Instructions to follow :: Reproduce the full listing below unchanged, apart from the pictures.
....................
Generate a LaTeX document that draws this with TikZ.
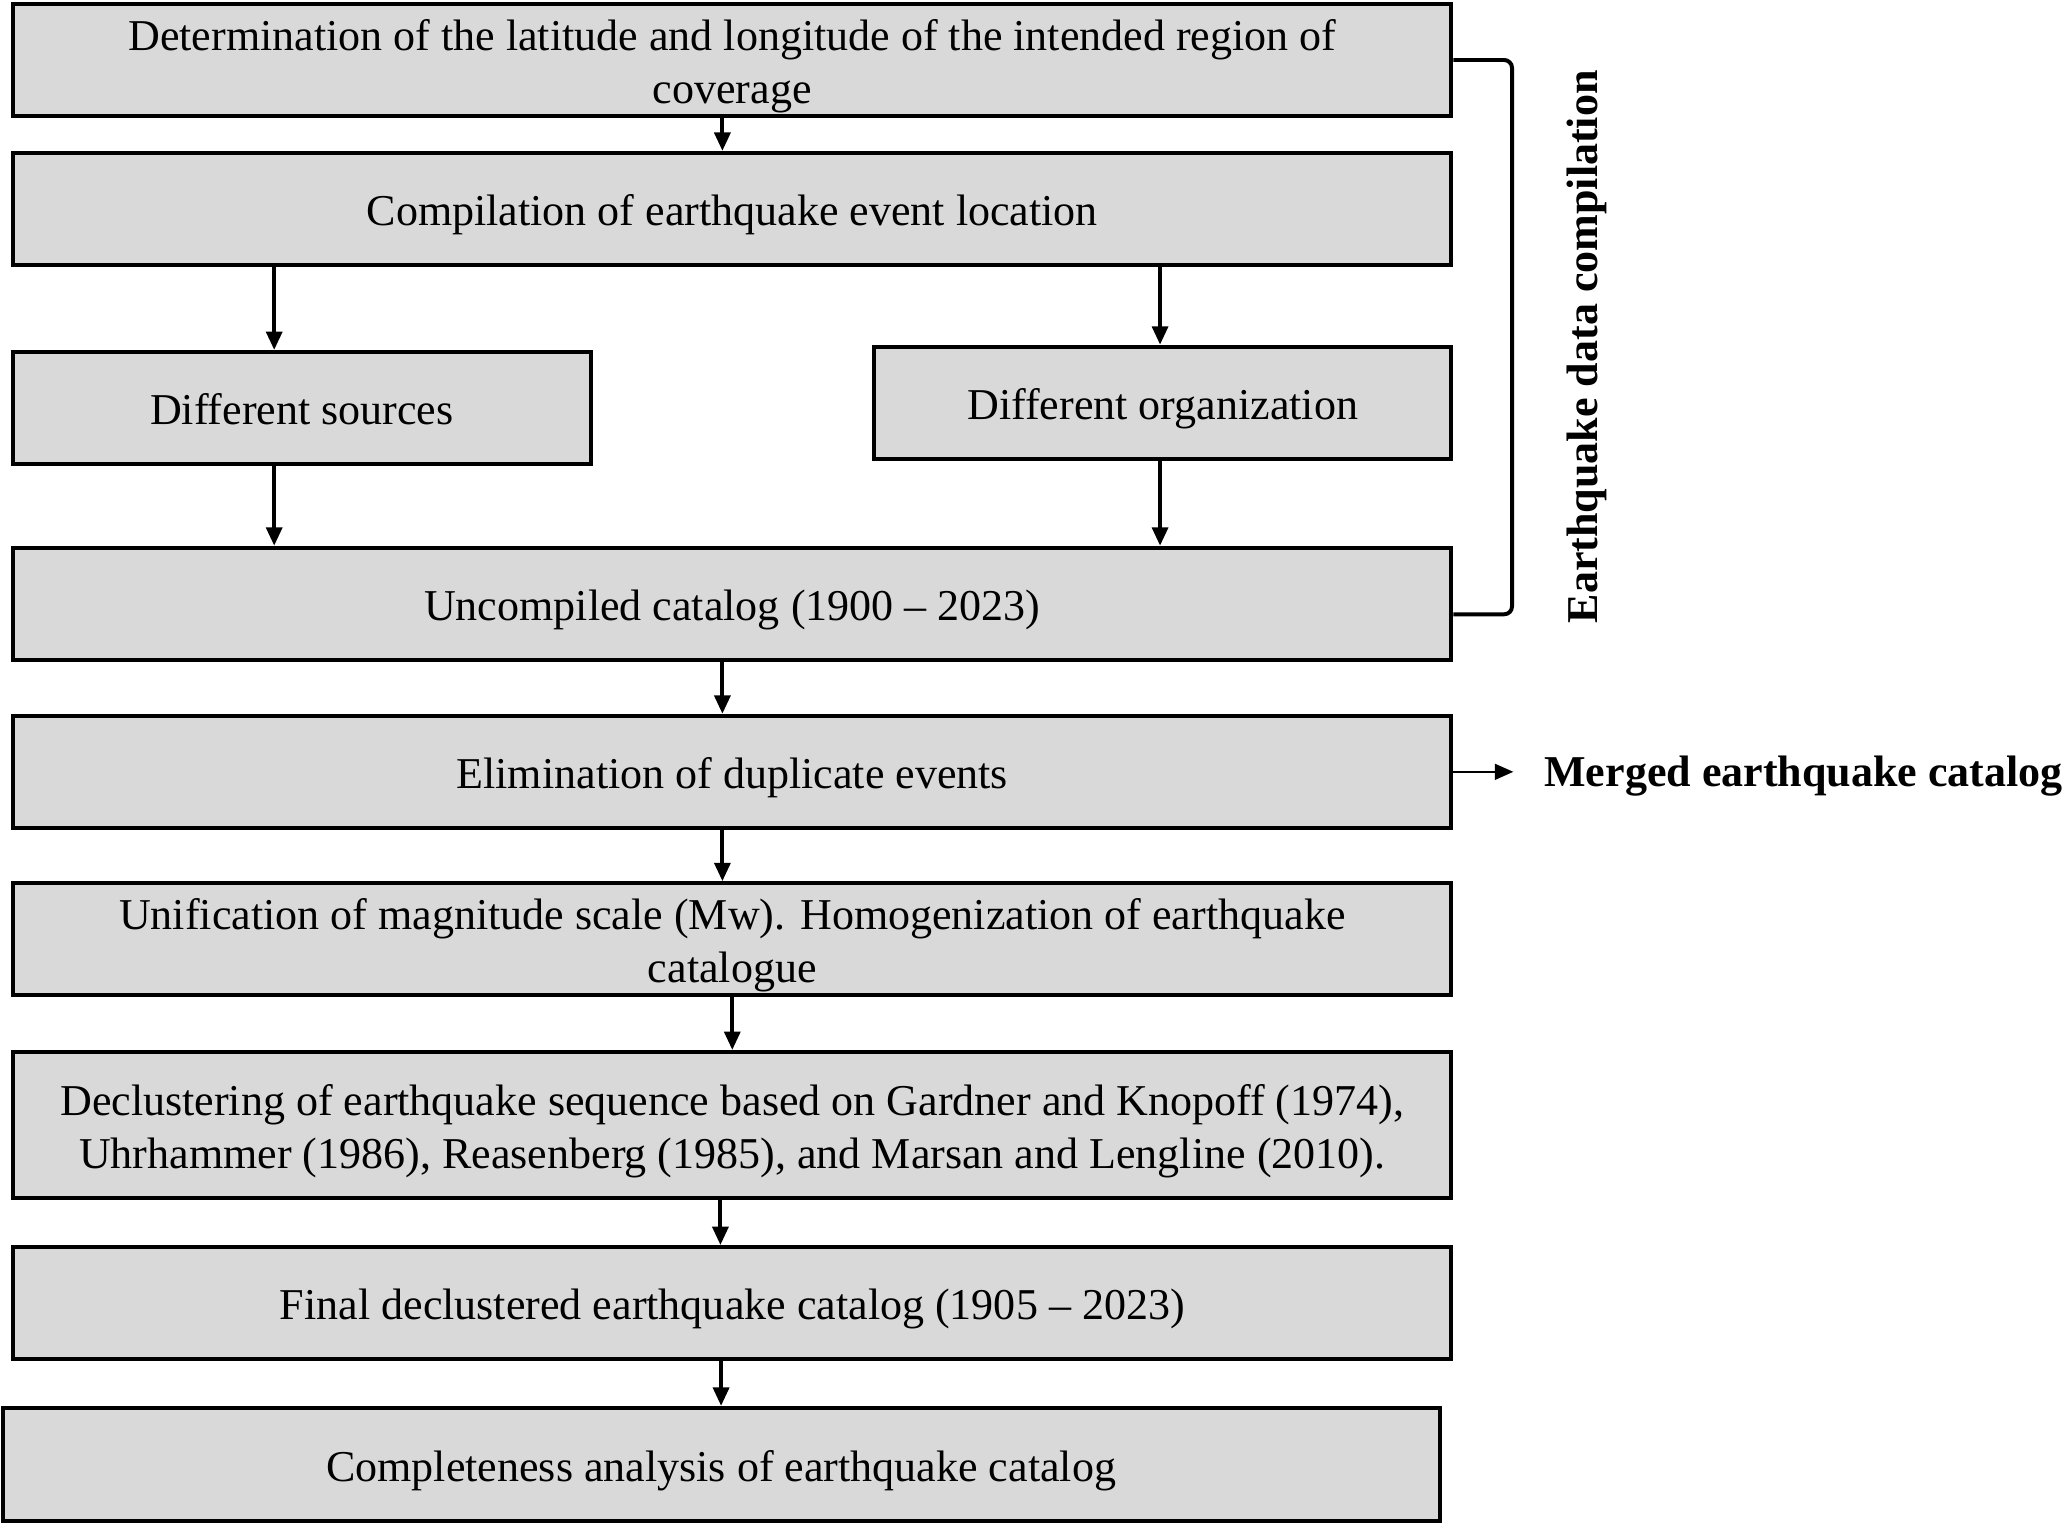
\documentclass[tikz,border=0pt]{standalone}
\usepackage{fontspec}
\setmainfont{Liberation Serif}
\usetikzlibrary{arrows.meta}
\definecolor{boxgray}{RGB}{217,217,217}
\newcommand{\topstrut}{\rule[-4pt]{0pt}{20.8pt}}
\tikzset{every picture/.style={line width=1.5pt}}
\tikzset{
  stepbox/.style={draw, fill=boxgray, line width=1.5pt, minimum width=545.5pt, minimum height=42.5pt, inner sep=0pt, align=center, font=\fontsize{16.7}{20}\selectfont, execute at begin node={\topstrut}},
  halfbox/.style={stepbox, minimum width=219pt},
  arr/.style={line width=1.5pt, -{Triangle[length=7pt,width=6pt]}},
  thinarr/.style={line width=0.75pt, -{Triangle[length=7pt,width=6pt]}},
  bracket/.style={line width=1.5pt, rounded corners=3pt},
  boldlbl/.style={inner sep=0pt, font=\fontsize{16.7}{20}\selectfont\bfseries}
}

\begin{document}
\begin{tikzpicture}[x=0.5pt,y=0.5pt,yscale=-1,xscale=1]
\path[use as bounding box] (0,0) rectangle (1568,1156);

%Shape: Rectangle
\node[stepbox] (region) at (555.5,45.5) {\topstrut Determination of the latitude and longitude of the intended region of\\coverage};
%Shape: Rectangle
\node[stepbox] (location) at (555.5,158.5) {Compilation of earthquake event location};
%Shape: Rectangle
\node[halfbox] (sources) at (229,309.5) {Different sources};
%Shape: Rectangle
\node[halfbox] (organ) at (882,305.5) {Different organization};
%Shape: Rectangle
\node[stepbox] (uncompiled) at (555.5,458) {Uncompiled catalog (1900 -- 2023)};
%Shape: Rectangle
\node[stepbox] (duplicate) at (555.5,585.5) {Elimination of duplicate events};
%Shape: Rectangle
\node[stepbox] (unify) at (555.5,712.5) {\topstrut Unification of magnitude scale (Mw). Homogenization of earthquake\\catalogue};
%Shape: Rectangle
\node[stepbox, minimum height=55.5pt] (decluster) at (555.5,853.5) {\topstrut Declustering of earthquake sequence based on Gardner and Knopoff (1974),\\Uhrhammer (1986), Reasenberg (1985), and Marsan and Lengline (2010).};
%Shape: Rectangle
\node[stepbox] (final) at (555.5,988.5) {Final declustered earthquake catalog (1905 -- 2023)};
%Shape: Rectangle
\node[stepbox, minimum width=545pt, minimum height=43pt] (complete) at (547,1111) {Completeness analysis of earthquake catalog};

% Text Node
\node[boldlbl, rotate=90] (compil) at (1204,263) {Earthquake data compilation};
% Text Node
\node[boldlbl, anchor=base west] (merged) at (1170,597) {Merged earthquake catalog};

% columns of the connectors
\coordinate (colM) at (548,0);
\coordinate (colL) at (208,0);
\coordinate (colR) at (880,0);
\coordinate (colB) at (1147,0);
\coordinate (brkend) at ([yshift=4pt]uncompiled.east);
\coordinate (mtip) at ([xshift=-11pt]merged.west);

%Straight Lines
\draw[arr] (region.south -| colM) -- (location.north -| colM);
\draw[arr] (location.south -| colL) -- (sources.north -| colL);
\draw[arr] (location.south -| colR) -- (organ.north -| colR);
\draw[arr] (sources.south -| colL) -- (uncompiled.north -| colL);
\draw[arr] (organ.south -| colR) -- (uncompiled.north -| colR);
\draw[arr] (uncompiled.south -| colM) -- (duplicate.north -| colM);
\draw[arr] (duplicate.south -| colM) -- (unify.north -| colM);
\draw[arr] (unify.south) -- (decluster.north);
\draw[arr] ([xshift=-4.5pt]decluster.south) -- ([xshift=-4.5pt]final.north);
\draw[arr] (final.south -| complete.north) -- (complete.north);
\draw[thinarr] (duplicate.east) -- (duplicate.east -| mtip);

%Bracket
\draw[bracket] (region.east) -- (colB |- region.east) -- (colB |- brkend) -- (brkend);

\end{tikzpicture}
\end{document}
....................
Reply to the task ::
Generate a LaTeX document that draws this with TikZ.
\documentclass[tikz,border=0pt]{standalone}
\usepackage{fontspec}
\setmainfont{Liberation Serif}
\usetikzlibrary{arrows.meta}
\definecolor{boxgray}{RGB}{217,217,217}
\newcommand{\topstrut}{\rule[-4pt]{0pt}{20.8pt}}
\tikzset{every picture/.style={line width=1.5pt}}
\tikzset{
  stepbox/.style={draw, fill=boxgray, line width=1.5pt, minimum width=545.5pt, minimum height=42.5pt, inner sep=0pt, align=center, font=\fontsize{16.7}{20}\selectfont, execute at begin node={\topstrut}},
  halfbox/.style={stepbox, minimum width=219pt},
  arr/.style={line width=1.5pt, -{Triangle[length=7pt,width=6pt]}},
  thinarr/.style={line width=0.75pt, -{Triangle[length=7pt,width=6pt]}},
  bracket/.style={line width=1.5pt, rounded corners=3pt},
  boldlbl/.style={inner sep=0pt, font=\fontsize{16.7}{20}\selectfont\bfseries}
}

\begin{document}
\begin{tikzpicture}[x=0.5pt,y=0.5pt,yscale=-1,xscale=1]
\path[use as bounding box] (0,0) rectangle (1568,1156);

%Shape: Rectangle
\node[stepbox] (region) at (555.5,45.5) {\topstrut Determination of the latitude and longitude of the intended region of\\coverage};
%Shape: Rectangle
\node[stepbox] (location) at (555.5,158.5) {Compilation of earthquake event location};
%Shape: Rectangle
\node[halfbox] (sources) at (229,309.5) {Different sources};
%Shape: Rectangle
\node[halfbox] (organ) at (882,305.5) {Different organization};
%Shape: Rectangle
\node[stepbox] (uncompiled) at (555.5,458) {Uncompiled catalog (1900 -- 2023)};
%Shape: Rectangle
\node[stepbox] (duplicate) at (555.5,585.5) {Elimination of duplicate events};
%Shape: Rectangle
\node[stepbox] (unify) at (555.5,712.5) {\topstrut Unification of magnitude scale (Mw). Homogenization of earthquake\\catalogue};
%Shape: Rectangle
\node[stepbox, minimum height=55.5pt] (decluster) at (555.5,853.5) {\topstrut Declustering of earthquake sequence based on Gardner and Knopoff (1974),\\Uhrhammer (1986), Reasenberg (1985), and Marsan and Lengline (2010).};
%Shape: Rectangle
\node[stepbox] (final) at (555.5,988.5) {Final declustered earthquake catalog (1905 -- 2023)};
%Shape: Rectangle
\node[stepbox, minimum width=545pt, minimum height=43pt] (complete) at (547,1111) {Completeness analysis of earthquake catalog};

% Text Node
\node[boldlbl, rotate=90] (compil) at (1204,263) {Earthquake data compilation};
% Text Node
\node[boldlbl, anchor=base west] (merged) at (1170,597) {Merged earthquake catalog};

% columns of the connectors
\coordinate (colM) at (548,0);
\coordinate (colL) at (208,0);
\coordinate (colR) at (880,0);
\coordinate (colB) at (1147,0);
\coordinate (brkend) at ([yshift=4pt]uncompiled.east);
\coordinate (mtip) at ([xshift=-11pt]merged.west);

%Straight Lines
\draw[arr] (region.south -| colM) -- (location.north -| colM);
\draw[arr] (location.south -| colL) -- (sources.north -| colL);
\draw[arr] (location.south -| colR) -- (organ.north -| colR);
\draw[arr] (sources.south -| colL) -- (uncompiled.north -| colL);
\draw[arr] (organ.south -| colR) -- (uncompiled.north -| colR);
\draw[arr] (uncompiled.south -| colM) -- (duplicate.north -| colM);
\draw[arr] (duplicate.south -| colM) -- (unify.north -| colM);
\draw[arr] (unify.south) -- (decluster.north);
\draw[arr] ([xshift=-4.5pt]decluster.south) -- ([xshift=-4.5pt]final.north);
\draw[arr] (final.south -| complete.north) -- (complete.north);
\draw[thinarr] (duplicate.east) -- (duplicate.east -| mtip);

%Bracket
\draw[bracket] (region.east) -- (colB |- region.east) -- (colB |- brkend) -- (brkend);

\end{tikzpicture}
\end{document}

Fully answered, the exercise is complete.